Elaboration on this Achievement Objective

This means students will solve problems involving rates and ratios. In this curriculum rates are defined as a multiplicative relationship between different measures, for example, 24 litres per 60 minutes, while ratios are defined as a multiplicative relationship between identical measures, for example, 30 litres: 40 litres. This distinction is blurred where the measures are of the same attribute, for example, 10mL per 1 Litre, but problems involving unit conversion are delayed until Level Six. In terms of their behaviour problems involving both rates and ratios can be modelled by the equation a/b = c/d where one of the values, a, b, c, or d is unknown or as a situation where a/b and c/d must be compared. Rate and ratios can also be represented by ratio tables or double number lines. For example:

A wallpaper hanger mixes 300 grams of glue powder to every 4 litres of water. She wants to make up 25 litres of paste. How many grams of powder will she need?

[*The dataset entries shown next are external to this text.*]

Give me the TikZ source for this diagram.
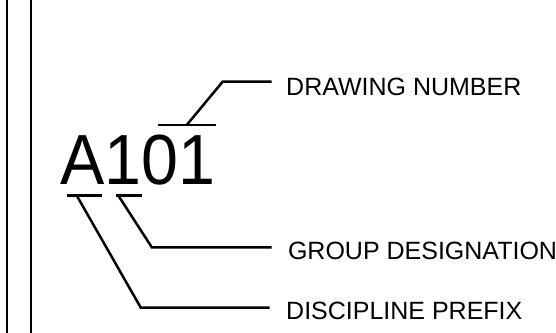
\documentclass[tikz,border=0pt]{standalone}
\usepackage{fontspec}
\setmainfont{Liberation Sans}
\begin{document}
\begin{tikzpicture}[x=1pt,y=-1pt,
  leader/.style={line width=2.5pt,line join=miter},
  border/.style={line width=2.6pt},
  lbl/.style={anchor=base west,inner sep=0pt,font=\fontsize{25}{25}\selectfont},
  big/.style={anchor=base west,inner sep=0pt,font=\fontsize{71}{71}\selectfont}]
\useasboundingbox (0,0) rectangle (556,332);
% border lines
\coordinate (b1t) at (7,-2); \coordinate (b1b) at (7,334);
\coordinate (b2t) at (31,-2); \coordinate (b2b) at (31,334);
\draw[border] (b1t) -- (b1b);
\draw[border] (b2t) -- (b2b);
% main text
\node[big] (num) at (60.3,184.3) {\scalebox{0.935}[1]{A101}};
% labels
\node[lbl] (dn) at (286,95.7) {DRAWING NUMBER};
\node[lbl] (gd) at (287.8,259.3) {GROUP DESIGNATION};
\node[lbl] (dp) at (286,319) {DISCIPLINE PREFIX};
% bars
\coordinate (ob1) at (158.3,125); \coordinate (ob2) at (216,125);
\coordinate (ua1) at (66.7,195.5); \coordinate (ua2) at (101.7,195.5);
\coordinate (u11) at (116,195.5); \coordinate (u12) at (142.3,195.5);
\draw[leader] (ob1) -- (ob2);
\draw[leader] (ua1) -- (ua2);
\draw[leader] (u11) -- (u12);
% leaders
\coordinate (dnS) at (186.7,125); \coordinate (dnK) at (222.7,81.7); \coordinate (dnE) at (271.5,81.7);
\draw[leader] (dnS) -- (dnK) -- (dnE);
\coordinate (gdS) at (118.3,195.5); \coordinate (gdK) at (151.8,247.3); \coordinate (gdE) at (271.5,247.3);
\draw[leader] (gdS) -- (gdK) -- (gdE);
\coordinate (dpS) at (76.7,195.5); \coordinate (dpK) at (140.8,307.7); \coordinate (dpE) at (269.5,307.7);
\draw[leader] (dpS) -- (dpK) -- (dpE);
\end{tikzpicture}
\end{document}
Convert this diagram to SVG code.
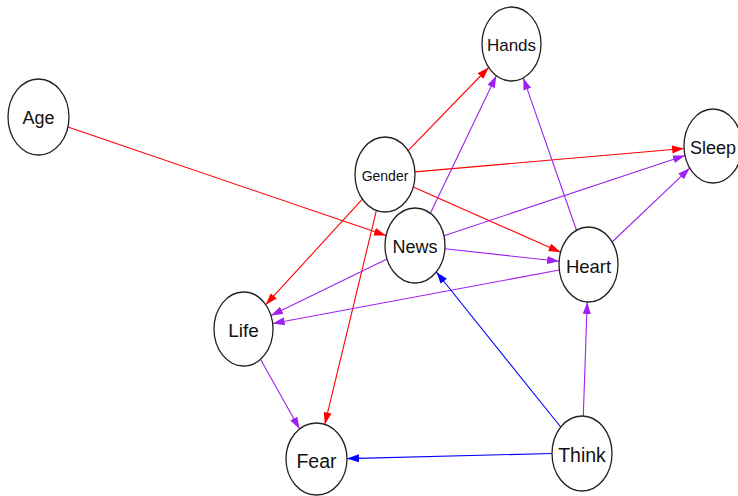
<svg xmlns="http://www.w3.org/2000/svg" width="738" height="496" viewBox="0 0 738 496">
<style>
.node ellipse{fill:#fff;stroke:#222;stroke-width:1.3}
.node text{font-family:"Liberation Sans",Arial,sans-serif;fill:#111;text-anchor:middle;dominant-baseline:central}
.e{fill:none;stroke-width:1.1}
.r{stroke:#ff0000;marker-end:url(#ar)}
.p{stroke:#a020f0;marker-end:url(#ap)}
.b{stroke:#0000ff;marker-end:url(#ab)}
</style>
<defs>
<marker id="ar" markerUnits="userSpaceOnUse" markerWidth="12" markerHeight="8" refX="12" refY="4" orient="auto"><path d="M0,0 L12,4 L0,8 z" fill="#ff0000"/></marker>
<marker id="ap" markerUnits="userSpaceOnUse" markerWidth="12" markerHeight="8" refX="12" refY="4" orient="auto"><path d="M0,0 L12,4 L0,8 z" fill="#a020f0"/></marker>
<marker id="ab" markerUnits="userSpaceOnUse" markerWidth="12" markerHeight="8" refX="12" refY="4" orient="auto"><path d="M0,0 L12,4 L0,8 z" fill="#0000ff"/></marker>
</defs>
<rect width="738" height="496" fill="#fff"/>
<g id="connectors">
<line class="e r" x1="67.9" y1="127" x2="386" y2="235.6"/>
<line class="e r" x1="408.1" y1="150.6" x2="488.7" y2="67.5"/>
<line class="e r" x1="414.9" y1="171.9" x2="684.1" y2="148.5"/>
<line class="e r" x1="413.3" y1="187" x2="560.6" y2="252.2"/>
<line class="e r" x1="362.4" y1="199.2" x2="265.7" y2="304.7"/>
<line class="e r" x1="376.4" y1="210.4" x2="324.8" y2="424.4"/>
<line class="e p" x1="430.4" y1="213.3" x2="496.3" y2="75.7"/>
<line class="e p" x1="444" y1="235.8" x2="685" y2="155.4"/>
<line class="e p" x1="444.9" y1="248.8" x2="559.1" y2="261.3"/>
<line class="e p" x1="387" y1="259.1" x2="271" y2="315.6"/>
<line class="e p" x1="576.5" y1="230.2" x2="523.3" y2="77.9"/>
<line class="e p" x1="612.1" y1="242" x2="689.8" y2="168.1"/>
<line class="e p" x1="559.3" y1="270" x2="272.7" y2="323.5"/>
<line class="e p" x1="260.5" y1="359.3" x2="299.6" y2="429"/>
<line class="e p" x1="583.3" y1="416" x2="587.2" y2="302"/>
<line class="e b" x1="560.7" y1="427" x2="436.3" y2="272"/>
<line class="e b" x1="552" y1="453.5" x2="347" y2="458.6"/>
</g>
<g id="node-age" class="node"><ellipse cx="38.5" cy="117" rx="30.5" ry="38"/><text x="38.5" y="118" font-size="18">Age</text></g>
<g id="node-hands" class="node"><ellipse cx="511.5" cy="44" rx="29.5" ry="37"/><text x="511.5" y="45" font-size="17">Hands</text></g>
<g id="node-gender" class="node"><ellipse cx="385" cy="174.5" rx="30" ry="37.5"/><text x="385" y="176" font-size="14">Gender</text></g>
<g id="node-sleep" class="node"><ellipse cx="713" cy="146" rx="29" ry="37"/><text x="713" y="148" font-size="18">Sleep</text></g>
<g id="node-news" class="node"><ellipse cx="415" cy="245.5" rx="30" ry="37.5"/><text x="415" y="247" font-size="18">News</text></g>
<g id="node-heart" class="node"><ellipse cx="588.5" cy="264.5" rx="29.5" ry="37.5"/><text x="588.5" y="266" font-size="18.5">Heart</text></g>
<g id="node-life" class="node"><ellipse cx="243.5" cy="329" rx="29.5" ry="37"/><text x="243.5" y="330" font-size="19">Life</text></g>
<g id="node-fear" class="node"><ellipse cx="316.5" cy="459" rx="30.5" ry="36"/><text x="316.5" y="461" font-size="19.5">Fear</text></g>
<g id="node-think" class="node"><ellipse cx="582" cy="453.5" rx="30" ry="37.5"/><text x="582" y="455" font-size="19.5">Think</text></g>
</svg>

At Level Five students are expected to solve problems of this type in which the unknown can be in any of the four positions on the table and in which the scalar within (for example 4 x = 25) or between (for example 4 x = 300) operators are positive integers or fractions. Students should be able to use equivalent rates to compare two given rates and express the part-whole relationships in ratios as equivalent fractions to compare given ratios. For example, 3 litre orange: 5 litres apple has a stronger orange flavour than 4:6 because the part-whole fractions are 3/8 and 4/10 respectively which have equivalent forms of 15/40 and 16/40.